Ecco allora che in una sala della galleria Numen è possibile calpestare le pettinesse che la donna “disegnata”, in un malinconico candore, ha lanciato sul pavimento come segno di protesta o di rassegnazione.
Ci implora di raccoglierle o di distruggerle.
lI senso dell’opera, in questo caso, si completa con la lettura che noi vogliamo assegnarle, seguendo il nostro spirito di partecipazione.
Ognuno di noi offre un valore aggiunto ad una installazione che ha diversi significati e si carica di nuove visioni.
Questa maniera di concepire le installazioni è adottata per rompere il tradizionale approccio museale, riuscendo a creare un rapporto dinamico, attivo e creativo.
Le persone che si muovono negli spazi della galleria, e scelgono di non passare, ma fermarsi, contribuiscono ad arricchire l’opera di nuovi significati inaspettati perché non prevedibili.
Se Alessio ha dato una singolare interpretazione, sicuramente dissacrante, lo si deve al suo carattere irreverente che rompe le regole per guardare oltre le apparenze, quindi riesce a vedere e comprendere in una sola visione opera e spettatore.
Il disegno è quello che si vede, ma guardare oltre, vuol dire interrogarsi sul rapporto tra le opere allestite e le persone che le guardano o che le ignorano.
In quella serata inaugurale, gli spettatori si muovevano nello spazio, interagendo nel tempo, con i disegni puri, illuminati da folte ciocche di capelli e lucenti, preziose pettinesse.
Stefania Leone
So che potrei ferire qualcuno. Personalmente ritengo che queste derive “dadaiste” siano fuori tempo massimo, e profondamente contraddittorie con la “visione del mondo” di Alessio, così concreta… La deriva del senso va bloccata. Il nihil che trasuda da questa commistione di “cecità e visione”, per citare un critico che fu gran parte nell’affermazione del nichilismo (in campo letterario), deve essere arginata con una forte richiesta di “vera presenza”.
Tutto questo potrebbe essere detto in maniera molto più semplice: l’arte e la sua interpretazione (l’arte e le sue pratiche) debbono tornare ad essere cose estremamente serie.
Nicola Sguera
Cara Marianna,
hai ragione sul fatto che Alessio è spaesante con le sue didascalie. Ritengo però che il nostro amico incarni contestualmente i due aspetti che tu hai colto così bene. Dissacratore nelle immagini e artista che ingloba il tutto nei commenti.

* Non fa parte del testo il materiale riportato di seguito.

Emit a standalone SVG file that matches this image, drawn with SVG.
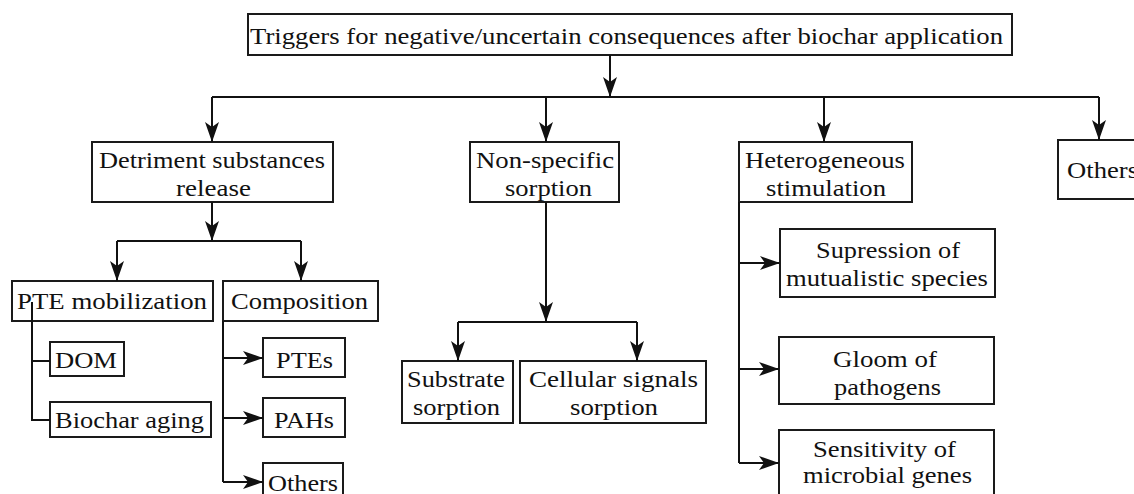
<svg xmlns="http://www.w3.org/2000/svg" width="1134" height="494" viewBox="0 0 1134 494">
<style>
rect.box{fill:#fff;stroke:#1a1a1a;stroke-width:2}
text{font-family:'Liberation Serif','Times New Roman',serif;font-size:23px;fill:#111}
.c{fill:none;stroke:#111;stroke-width:2}
.a{fill:none;stroke:#111;stroke-width:2;marker-end:url(#ah)}
</style>
<defs>
<marker id="ah" viewBox="0 -7 20 14" refX="20" refY="0" markerWidth="20" markerHeight="14" markerUnits="userSpaceOnUse" orient="auto">
<path d="M20,0 L0,-7 L5,0 L0,7 Z" fill="#111"/>
</marker>
</defs>
<rect width="1134" height="494" fill="#fff"/>
<g id="n-title"><rect class="box" x="248" y="14" width="764" height="41"/><text x="250" y="44" textLength="753" lengthAdjust="spacingAndGlyphs">Triggers for negative/uncertain consequences after biochar application</text></g>
<g id="n-detriment"><rect class="box" x="92" y="142" width="241" height="60"/><text x="99" y="168" textLength="226" lengthAdjust="spacingAndGlyphs">Detriment substances</text><text x="176" y="196" textLength="75" lengthAdjust="spacingAndGlyphs">release</text></g>
<g id="n-nonspecific"><rect class="box" x="470" y="142" width="149" height="60"/><text x="476" y="168" textLength="138" lengthAdjust="spacingAndGlyphs">Non-specific</text><text x="505" y="196" textLength="87" lengthAdjust="spacingAndGlyphs">sorption</text></g>
<g id="n-hetero"><rect class="box" x="739" y="142" width="173" height="60"/><text x="745" y="168" textLength="160" lengthAdjust="spacingAndGlyphs">Heterogeneous</text><text x="766" y="196" textLength="120" lengthAdjust="spacingAndGlyphs">stimulation</text></g>
<g id="n-others-top"><rect class="box" x="1058" y="140" width="90" height="59"/><text x="1067" y="178" textLength="71" lengthAdjust="spacingAndGlyphs">Others</text></g>
<g id="n-pte"><rect class="box" x="12" y="281" width="201" height="40"/><text x="17" y="309" textLength="190" lengthAdjust="spacingAndGlyphs">PTE mobilization</text></g>
<g id="n-composition"><rect class="box" x="223" y="281" width="155" height="40"/><text x="231" y="309" textLength="137" lengthAdjust="spacingAndGlyphs">Composition</text></g>
<g id="n-dom"><rect class="box" x="50" y="342" width="74" height="34"/><text x="55" y="368" textLength="62" lengthAdjust="spacingAndGlyphs">DOM</text></g>
<g id="n-aging"><rect class="box" x="50" y="402" width="161" height="35"/><text x="55" y="428" textLength="149" lengthAdjust="spacingAndGlyphs">Biochar aging</text></g>
<g id="n-ptes"><rect class="box" x="263" y="338" width="82" height="39"/><text x="276" y="368" textLength="57" lengthAdjust="spacingAndGlyphs">PTEs</text></g>
<g id="n-pahs"><rect class="box" x="263" y="398" width="82" height="39"/><text x="274" y="428" textLength="60" lengthAdjust="spacingAndGlyphs">PAHs</text></g>
<g id="n-others-bottom"><rect class="box" x="263" y="463" width="80" height="40"/><text x="268" y="491" textLength="70" lengthAdjust="spacingAndGlyphs">Others</text></g>
<g id="n-substrate"><rect class="box" x="402" y="361" width="111" height="62"/><text x="407" y="387" textLength="98" lengthAdjust="spacingAndGlyphs">Substrate</text><text x="413" y="415" textLength="87" lengthAdjust="spacingAndGlyphs">sorption</text></g>
<g id="n-cellular"><rect class="box" x="520" y="361" width="186" height="62"/><text x="529" y="387" textLength="169" lengthAdjust="spacingAndGlyphs">Cellular signals</text><text x="570" y="415" textLength="88" lengthAdjust="spacingAndGlyphs">sorption</text></g>
<g id="n-supression"><rect class="box" x="780" y="229" width="215" height="68"/><text x="816" y="258" textLength="144" lengthAdjust="spacingAndGlyphs">Supression of</text><text x="786" y="286" textLength="202" lengthAdjust="spacingAndGlyphs">mutualistic species</text></g>
<g id="n-gloom"><rect class="box" x="779" y="337" width="215" height="67"/><text x="833" y="367" textLength="104" lengthAdjust="spacingAndGlyphs">Gloom of</text><text x="834" y="395" textLength="107" lengthAdjust="spacingAndGlyphs">pathogens</text></g>
<g id="n-sensitivity"><rect class="box" x="779" y="430" width="215" height="72"/><text x="813" y="457" textLength="143" lengthAdjust="spacingAndGlyphs">Sensitivity of</text><text x="803" y="483" textLength="169" lengthAdjust="spacingAndGlyphs">microbial genes</text></g>
<g id="connectors">
<path class="a" d="M610,55 V97"/>
<path class="c" d="M212,97 H1099"/>
<path class="a" d="M212,97 V142"/>
<path class="a" d="M546,97 V142"/>
<path class="a" d="M824,97 V142"/>
<path class="a" d="M1099,97 V140"/>
<path class="a" d="M212,202 V241"/>
<path class="c" d="M117,241 H301"/>
<path class="a" d="M117,241 V281"/>
<path class="a" d="M301,241 V281"/>
<path class="c" d="M32,302 V420 H50 M32,361 H50"/>
<path class="c" d="M223,321 V482"/>
<path class="a" d="M223,358 H263"/>
<path class="a" d="M223,418 H263"/>
<path class="a" d="M223,482 H263"/>
<path class="a" d="M546,202 V322"/>
<path class="c" d="M458,322 H637"/>
<path class="a" d="M458,322 V361"/>
<path class="a" d="M637,322 V361"/>
<path class="c" d="M739,202 V463"/>
<path class="a" d="M739,263 H780"/>
<path class="a" d="M739,369 H779"/>
<path class="a" d="M739,463 H779"/>
</g>
</svg>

Maria Rosaria (la donna romana di una delle didascalie)
Alessio sei spaesante. Leggendo le didascalie delle foto ho il dubbio se sei un dissacratore o l’artista che ingloba il tutto: artista, arte, mostra, spettatore?
Anche se odii facebook, lì ho linkato le tue foto. Voglio sentire un parere dei miei amici artisti salernitani.
marianna
alessio…sei unico!ma, pietà… elimina la foto con stefania leone/gallerista è orrenda!
“due affreschi murali simmetrici e monocromatici” = pareti intonacate? LOL, toglietegli quel cristalloideo manufatto panciuto dal lungo collo in diossido di silicio e pura rena di murano, ricolmo di uvaceo liquido color rubino (= bottiglione di vino rosso).